Sosiolog: kekerasan remaja muncul karena pengaruh lingkungan

id kekerasan pelajar

Sosiolog: kekerasan remaja muncul karena pengaruh lingkungan

Ilustrasi (istimewa)

Yogyakarta, (Antara Jogja) - Kekerasan remaja muncul karena pengaruh lingkungan sosial yang salah, kata sosiolog kriminalitas Universitas Gadjah Mada Soeprapto.

"Ada pengaruh kuat dari kelompok sepermainan atau `peer group` ke arah perilaku kekerasan," kata Soeprapto, di Yogyakarta, Kamis (15/12).

Menurut dia, fenomena "klithih" atau kekerasan di jalanan yang dilakukan sekelompok remaja seperti terjadi di Bantul disebabkan adanya pengaruh dari motor penggerak seperti kakak kelas, serta alumni.

"Untuk menunjukkan eksistensi diri agar keberadaannya diakui. Ada juga yang memang memanfaatkan keadaan psikologis remaja yang sedang berada dalam masa transisi biologis dan sosial," kata dia.

Selain faktor lingkungan, menurut dia, keputusan untuk melakukan tindakan kekerasan itu muncul disebabkan kurangnya penanaman nilai budaya dan norma sosial.
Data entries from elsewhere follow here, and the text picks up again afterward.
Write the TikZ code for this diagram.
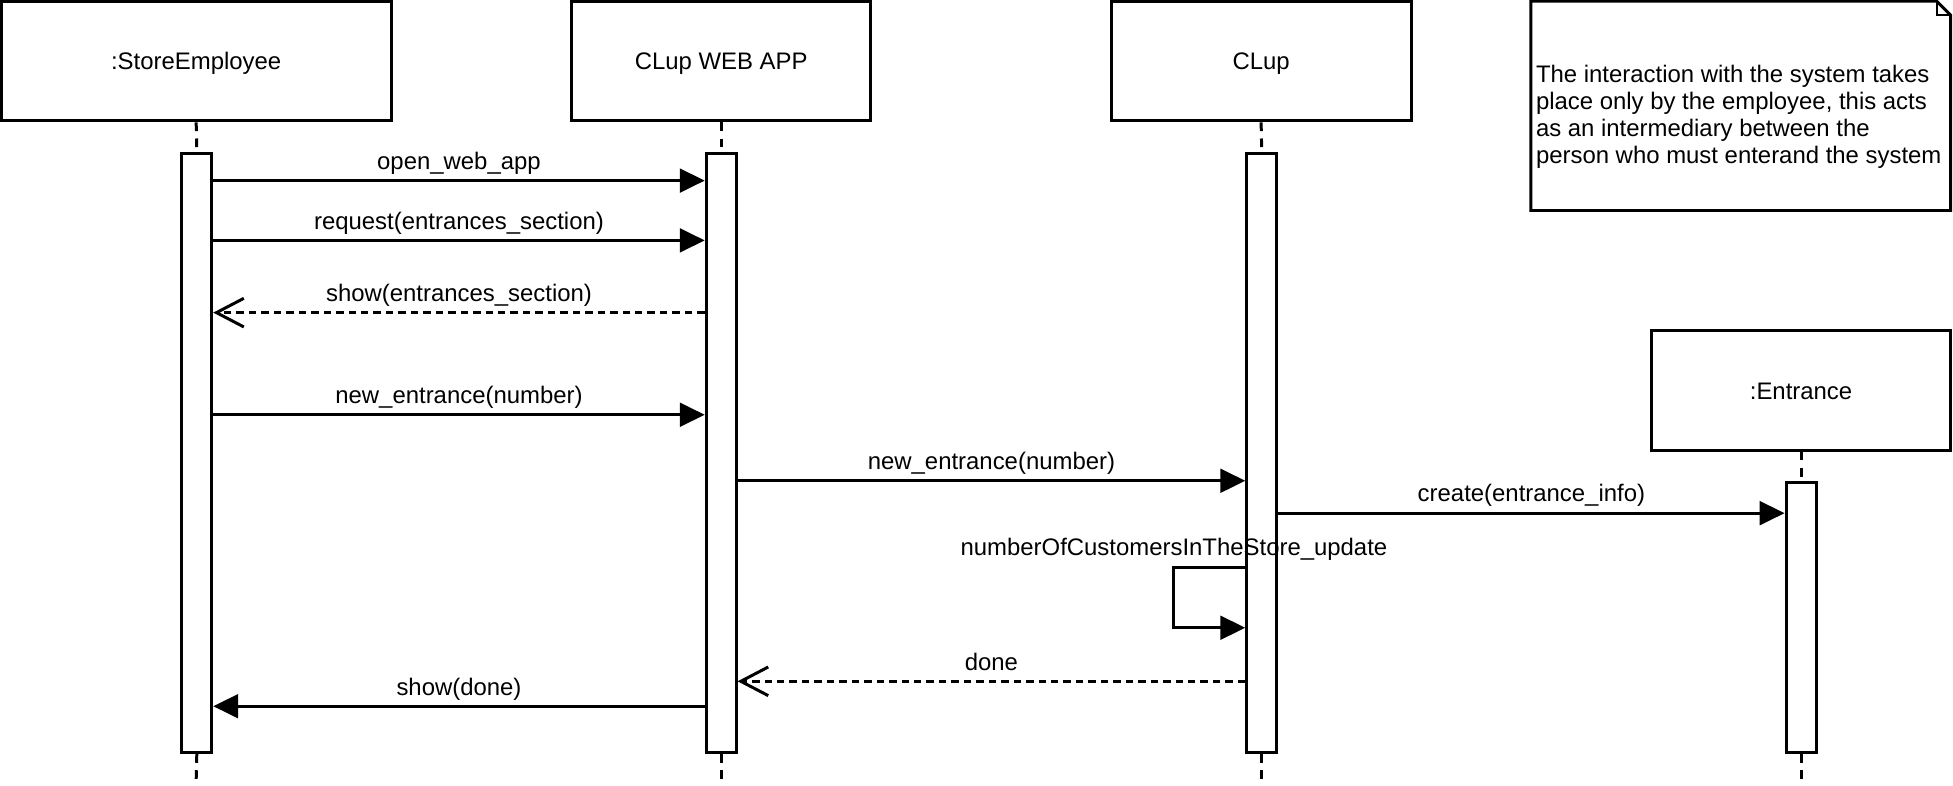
\documentclass[tikz,border=0pt]{standalone}
\usepackage{fontspec}
\setmainfont{Liberation Sans}
\usetikzlibrary{arrows.meta}
\newcommand{\headtext}[1]{\raisebox{-6.9pt}[0pt][0pt]{#1}}
\begin{document}
\begin{tikzpicture}[x=1pt,y=-1pt,
  every node/.style={font=\fontsize{19.2}{21.6}\selectfont},
  head/.style={draw, line width=2.4pt, minimum height=96pt, inner sep=0pt},
  bar/.style={draw, line width=2.4pt, fill=white, minimum width=24pt, inner sep=0pt, anchor=north},
  life/.style={line width=2.4pt, dash pattern=on 7pt off 6pt},
  call/.style={line width=2.4pt, -{Triangle[length=20pt,width=19pt]}},
  reply/.style={line width=2.4pt, dash pattern=on 6pt off 4pt, -{Straight Barb[length=22pt,width=23pt,line width=2.4pt]}},
  lbl/.style={anchor=base, inner sep=0pt}]
\useasboundingbox (0,0) rectangle (1568,631);
% heads
\node[head, minimum width=313pt] (emp) at (157.5,49) {\headtext{:StoreEmployee}};
\node[head, minimum width=240pt] (web) at (579,49) {\headtext{CLup WEB APP}};
\node[head, minimum width=241pt] (clup) at (1012.5,49) {\headtext{CLup}};
\node[head, minimum width=240pt] (ent) at (1446,313.5) {\headtext{:Entrance}};
% note
\node[anchor=west, align=left, inner sep=0pt] (note) at (1233,94)
  {The interaction with the system takes\\place only by the employee, this acts\\as an intermediary between the\\person who must enterand the system};
\draw[line width=2.4pt] (1229,1) -- (1555,1) -- (1566,12) -- (1566,169) -- (1229,169) -- cycle;
\draw[line width=1.6pt] (1555,1) -- (1555,12) -- (1566,12);
% end points of lifelines
\coordinate (empend) at (157.5,627);
\coordinate (webend) at (579,627);
\coordinate (clupend) at (1013,627);
\coordinate (entend) at (1446,627);
% activation bars
\node[bar, minimum height=481pt] (a1) at (158,122) {};
\node[bar, minimum height=481pt] (a2) at (579,122) {};
\node[bar, minimum height=481pt] (a3) at (1013,122) {};
\node[bar, minimum height=217pt] (a4) at (1446,386) {};
% lifelines
\draw[life] (emp.south) -- (a1.north);
\draw[life] (web.south) -- (a2.north);
\draw[life] (clup.south) -- (a3.north);
\draw[life] (ent.south) -- (a4.north);
\draw[life] (a1.south) -- (empend);
\draw[life] (a2.south) -- (webend);
\draw[life] (a3.south) -- (clupend);
\draw[life] (a4.south) -- (entend);
% messages
\draw[call] (a1.east |- 0,145) -- (a2.west |- 0,145);
\node[lbl] (m1) at (368.5,136) {open\_web\_app};
\draw[call] (a1.east |- 0,193) -- (a2.west |- 0,193);
\node[lbl] (m2) at (368.5,184) {request(entrances\_section)};
\draw[reply] (a2.west |- 0,251) -- (a1.east |- 0,251);
\node[lbl] (m3) at (368.5,242) {show(entrances\_section)};
\draw[call] (a1.east |- 0,333) -- (a2.west |- 0,333);
\node[lbl] (m4) at (368.5,324) {new\_entrance(number)};
\draw[call] (a2.east |- 0,386) -- (a3.west |- 0,386);
\node[lbl] (m5) at (796,377) {new\_entrance(number)};
\draw[call] (a3.east |- 0,412) -- (a4.west |- 0,412);
\node[lbl] (m6) at (1229.5,403) {create(entrance\_info)};
\draw[call] (a3.west |- 0,456) -- ++(-58,0) -- ++(0,48) -- (a3.west |- 0,504);
\node[lbl] (m7) at (942.5,446) {numberOfCustomersInTheStore\_update};
\draw[reply] (a3.west |- 0,547) -- (a2.east |- 0,547);
\node[lbl] (m8) at (796,538) {done};
\draw[call] (a2.west |- 0,567) -- (a1.east |- 0,567);
\node[lbl] (m9) at (368.5,558) {show(done)};
\end{tikzpicture}
\end{document}
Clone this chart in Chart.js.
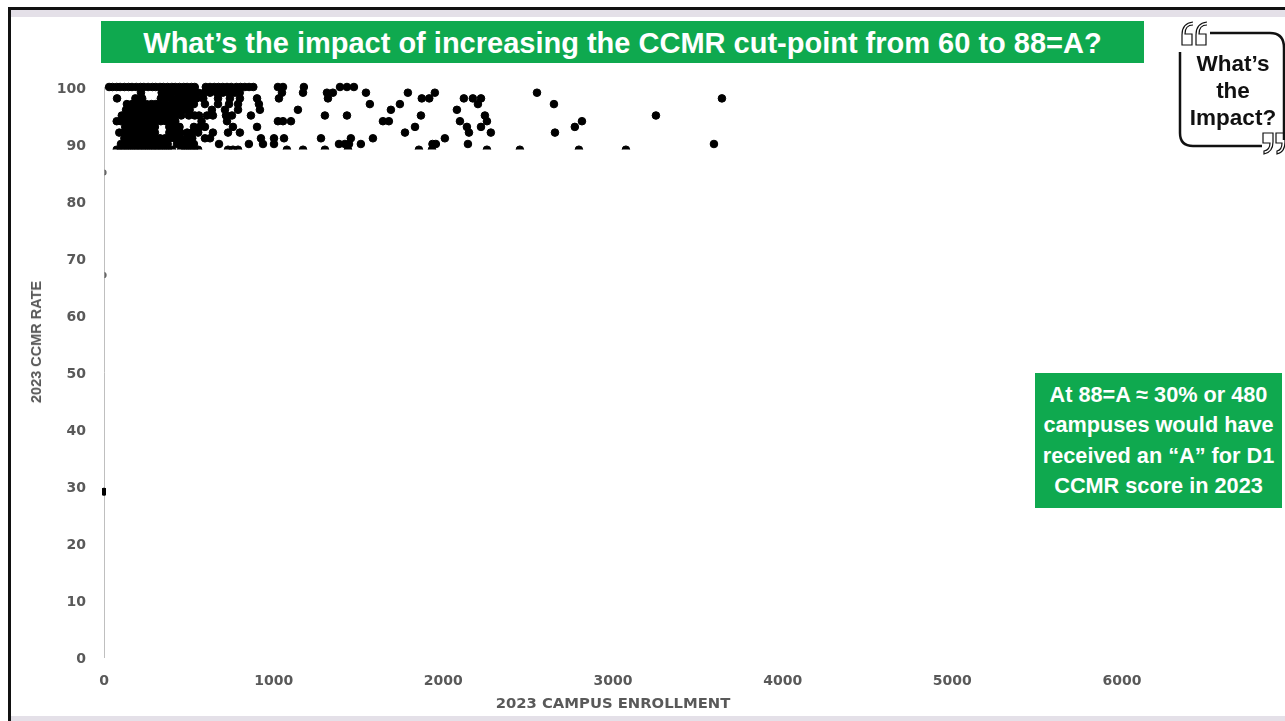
<!DOCTYPE html>
<html>
<head>
<meta charset="utf-8">
<script src="https://cdn.jsdelivr.net/npm/chart.js@4"></script>
<style>
    html, body { margin: 0; padding: 0; background: #fff; overflow: hidden; }
    #page { position: relative; width: 1285px; height: 721px; font-family: "Liberation Sans", Arial, sans-serif; }
    #myChart { position: absolute; left: 0; top: 0; }
    .frameTop { position: absolute; left: 8px; top: 7px; width: 1277px; height: 3px; background: #111; }
    .frameLeft { position: absolute; left: 8px; top: 7px; width: 3px; height: 714px; background: #111; }
    .bandTop { position: absolute; left: 11px; top: 10px; width: 1274px; height: 7px; background: #e4e0e8; }
    .bandBottom { position: absolute; left: 11px; top: 716px; width: 1274px; height: 5px; background: #e4e0e8; }
    #title { position: absolute; left: 101px; top: 21px; width: 1043px; height: 42px; line-height: 44px; background: #0fa94f; color: #fff; font-weight: bold; font-size: 29px; text-align: center; white-space: nowrap; }
    #callout { position: absolute; left: 1035px; top: 373px; width: 247px; height: 135px; background: #0fa94f; color: #fff; font-weight: bold; font-size: 21.7px; line-height: 30.3px; text-align: center; padding-top: 7px; box-sizing: border-box; white-space: nowrap; }
    #badge { position: absolute; left: 1180px; top: 50px; width: 106px; color: #111; font-weight: bold; font-size: 22.5px; line-height: 27px; text-align: center; }
    #badgeFrame { position: absolute; left: 1170px; top: 15px; }
    #yTitle { position: absolute; left: 36px; top: 342px; color: #595959; font-weight: bold; font-size: 14.5px; white-space: nowrap; transform: translate(-50%, -50%) rotate(-90deg); }
</style>
</head>
<body>
<div id="page">
    <div class="bandTop"></div>
    <div class="bandBottom"></div>
    <canvas id="myChart" width="1285" height="721"></canvas>
    <div class="frameTop"></div>
    <div class="frameLeft"></div>
    <div id="title">What’s the impact of increasing the CCMR cut-point from 60 to 88=A?</div>
    <div id="yTitle">2023 CCMR RATE</div>
    <div id="callout">At 88=A ≈ 30% or 480<br>campuses would have<br>received an “A” for D1<br>CCMR score in 2023</div>
    <svg id="badgeFrame" width="115" height="140" fill="none" stroke="#111">
        <path d="M10 37 V118 Q10 131 23 131 H92" stroke-width="2.5"/>
        <path d="M40 18 H100 Q114 18 114 33 V125" stroke-width="2.5"/>
        <path d="M23 7 Q12 8 12 20 V30 H22 V19 H15 Q15 10 23 10" stroke-width="1.2"/>
        <path d="M37 7 Q26 8 26 20 V30 H36 V19 H29 Q29 10 37 10" stroke-width="1.2"/>
        <path d="M93 118 H103 V127 Q103 137 94 139 V136 Q100 135 100 128 H93 Z" stroke-width="1.2"/>
        <path d="M106 118 H115 V127 Q115 137 107 139 V136 Q112 135 112 128 H106 Z" stroke-width="1.2"/>
    </svg>
    <div id="badge">What’s<br>the<br>Impact?</div>
</div>
<script>
const ctx = document.getElementById('myChart').getContext('2d');

// Tick labels
const xTicks = [0, 1000, 2000, 3000, 4000, 5000, 6000];
const yTicks = [0, 10, 20, 30, 40, 50, 60, 70, 80, 90, 100];

// Enrollment of each campus, one list per CCMR rate
const rates = [100, 99, 98, 97, 96, 95, 94, 93, 92, 91, 90, 89];
const rate100 = [30, 50, 75, 95, 120, 145, 165, 190, 215, 235, 260, 285, 305, 330, 350, 375, 400, 420, 445, 470, 490, 515, 535, 600, 625, 650, 675, 700, 725, 750, 780, 805, 830, 855, 880, 1025, 1055, 1178, 1391, 1432, 1473];
const rate99 = [218, 340, 370, 395, 430, 455, 490, 525, 555, 590, 625, 665, 700, 735, 770, 800, 1049, 1173, 1314, 1349, 1544, 1791, 1950, 2552];
const rate98 = [77, 185, 225, 335, 365, 400, 440, 470, 510, 545, 585, 672, 742, 801, 902, 1031, 1320, 1873, 1917, 2121, 2174, 2222, 3642];
const rate97 = [135, 165, 195, 225, 250, 280, 305, 340, 365, 400, 430, 460, 495, 530, 595, 672, 737, 790, 913, 1567, 1744, 2204, 2652];
const rate96 = [130, 160, 190, 220, 255, 285, 315, 345, 375, 405, 440, 480, 505, 636, 713, 790, 919, 1143, 1691, 2080];
const rate95 = [105, 130, 155, 185, 210, 240, 270, 300, 325, 360, 390, 420, 455, 500, 535, 560, 607, 642, 719, 754, 866, 1302, 1432, 1868, 2245, 3253];
const rate94 = [75, 100, 130, 160, 185, 215, 245, 275, 305, 335, 365, 390, 420, 575, 725, 1025, 1055, 1102, 1644, 1679, 2098, 2257, 2817];
const rate93 = [125, 155, 185, 215, 245, 275, 300, 385, 415, 445, 530, 565, 595, 760, 902, 1833, 2139, 2222, 2775];
const rate92 = [90, 120, 150, 180, 210, 240, 270, 300, 385, 415, 450, 490, 520, 555, 642, 731, 801, 1774, 2151, 2280, 2658];
const rate91 = [120, 150, 180, 210, 240, 270, 300, 330, 360, 390, 420, 450, 485, 520, 595, 625, 925, 1002, 1061, 1279, 1455, 1585, 2009];
const rate90 = [100, 125, 155, 180, 205, 235, 260, 290, 320, 345, 375, 430, 465, 500, 530, 678, 854, 937, 1002, 1385, 1420, 1444, 1514, 1936, 1956, 2145, 3595];
const rate89 = [75, 100, 125, 150, 175, 200, 225, 250, 275, 300, 325, 350, 375, 400, 455, 480, 505, 530, 555, 731, 760, 790, 1078, 1173, 1302, 1438, 1856, 1933, 2257, 2451, 2799, 3076];
const enrollmentByRate = [rate100, rate99, rate98, rate97, rate96, rate95, rate94, rate93, rate92, rate91, rate90, rate89];

// The campuses sitting on the axis further down
const axisRates = [85, 67];
const axisEnrollment = [0, 0];
const lowRates = [29];
const lowEnrollment = [0];

const mainPoints = [];
rates.forEach((rate, i) => {
    enrollmentByRate[i].forEach((enrollment) => mainPoints.push({ x: enrollment, y: rate }));
});
const axisPoints = axisRates.map((rate, i) => ({ x: axisEnrollment[i], y: rate }));
const lowPoints = lowRates.map((rate, i) => ({ x: lowEnrollment[i], y: rate }));

const greyText = '#595959';
const tickFont = { family: '"DejaVu Sans"', size: 14, weight: 'bold' };

new Chart(ctx, {
    type: 'scatter',
    data: {
        datasets: [{
            label: 'Campuses',
            data: mainPoints,
            backgroundColor: '#000',
            borderColor: '#000',
            pointRadius: 3.8,
            // Only the part of the cloud above the 89 row is shown
            clip: { left: 5, top: 5, right: 5, bottom: -507.5 },
        }, {
            label: 'Axis campuses',
            data: axisPoints,
            backgroundColor: '#666',
            borderColor: '#666',
            pointRadius: 2.6,
            clip: { left: -0.5, top: 5, right: -1015.5, bottom: 5 },
        }, {
            label: 'Low campus',
            data: lowPoints,
            backgroundColor: '#000',
            borderColor: '#000',
            pointRadius: 3.6,
            clip: { left: 2, top: 5, right: -1016, bottom: 5 },
        }],
    },
    options: {
        responsive: false,
        animation: false,
        layout: { padding: { left: 0, top: 87, right: 163, bottom: 0 } },
        scales: {
            x: {
                type: 'linear',
                min: 0,
                max: 6000,
                afterBuildTicks: (scale) => { scale.ticks = xTicks.map((v) => ({ value: v })); },
                afterFit: (scale) => { scale.height = 64; },
                grid: { display: false },
                border: { display: false },
                ticks: { color: greyText, font: tickFont, padding: 8, maxRotation: 0, callback: (v) => String(v) },
                title: {
                    display: true,
                    text: '2023 CAMPUS ENROLLMENT',
                    color: greyText,
                    font: { family: '"DejaVu Sans"', size: 14.8, weight: 'bold' },
                    padding: { top: 0, bottom: 8 },
                },
            },
            y: {
                type: 'linear',
                min: 0,
                max: 100,
                afterBuildTicks: (scale) => { scale.ticks = yTicks.map((v) => ({ value: v })); },
                afterFit: (scale) => { scale.width = 104; },
                grid: { display: false, drawTicks: false },
                border: { display: true, color: '#bfbfbf', width: 1 },
                // second line of the label sits 2px lower, as in the picture
                ticks: {
                    color: greyText,
                    font: { family: '"DejaVu Sans"', size: 14, weight: 'bold', lineHeight: '4px' },
                    padding: 18,
                    callback: (v) => ['', String(v)],
                },
            },
        },
        plugins: {
            legend: { display: false },
            tooltip: { enabled: false },
        },
    },
});
</script>
</body>
</html>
Akibatnya, mereka tidak dapat membedakan perilaku yang baik dan perilaku yang buruk dan harus dihindari.

"Penanaman nilai-nilai keagamaan juga hanya sampai pada sosialisasi, belum sampai ke internalisasi atau penghayatan," kata dia.

Menurut Soeprapto, rata-rata seseorang yang gemar melakukan kekerasan memiliki keualitas kecerdasan emosional (EQ) hanya pada level pertama yakni memahami diri sendiri, belum sampai level kedua mampu mengendalikan diri. Apalagi level tiga, memahami orang lain, dan level empat, mengendalikan orang lain.

"Mereka ini bukan mengendalikan orang lain malah ikut terpengaruh orang lain," kata dia.

Dengan demikian, ia mengatakan kunci pertama untuk membenahi akar kasus kekerasan yang dilakukan remaja yang dipengaruhi lingkungan adalah memperkuat pendidikan keluarga. Orang tua harus secara rutin melakukan pengawasan dan memberikan arahan kepada anaknya.

"Interaksi pertama yang dijalin anak setelah lahir adalah interaksi dengan ibunya kemudian ayah, dan saudara-saudaranya, jadi pendidikan keluarga harus diperkuat," kata dia.

Guru sekolah, kata dia, juga harus proaktif berperan memetakan persoalan murid-muridnya disertai penegakan hukum yang tidak pandang bulu.

"Mereka merasa sanksi hukum yang ada tidak akan menjerat mereka karena merasa dilindungi oleh konsep hak anak. Apalagi jika ada pihak yang keberatan jika anak diberi sanksi hukuman penjara," kata dia.

Sebelumnya, pada Senin (12/12) malam, terjadi kasus pembacokan yang dilakukan segerombolan remaja terhadap sekelompok remaja lainnya yang merupakan siswa SMA Muhammadiyah 1 Yogyakarta yang sedang berkendara di Jalan Imogiri-Panggang, Imogiri, Bantul.

Akibat peristiwa itu, enam dari 10 siswa SMA Muhammadiyah 1 tersebut mengalami luka bacok senjata tajam. Satu di antaranya Adnan Wirawan (15)akhirnya meninggal dunia karena mengalami luka serius.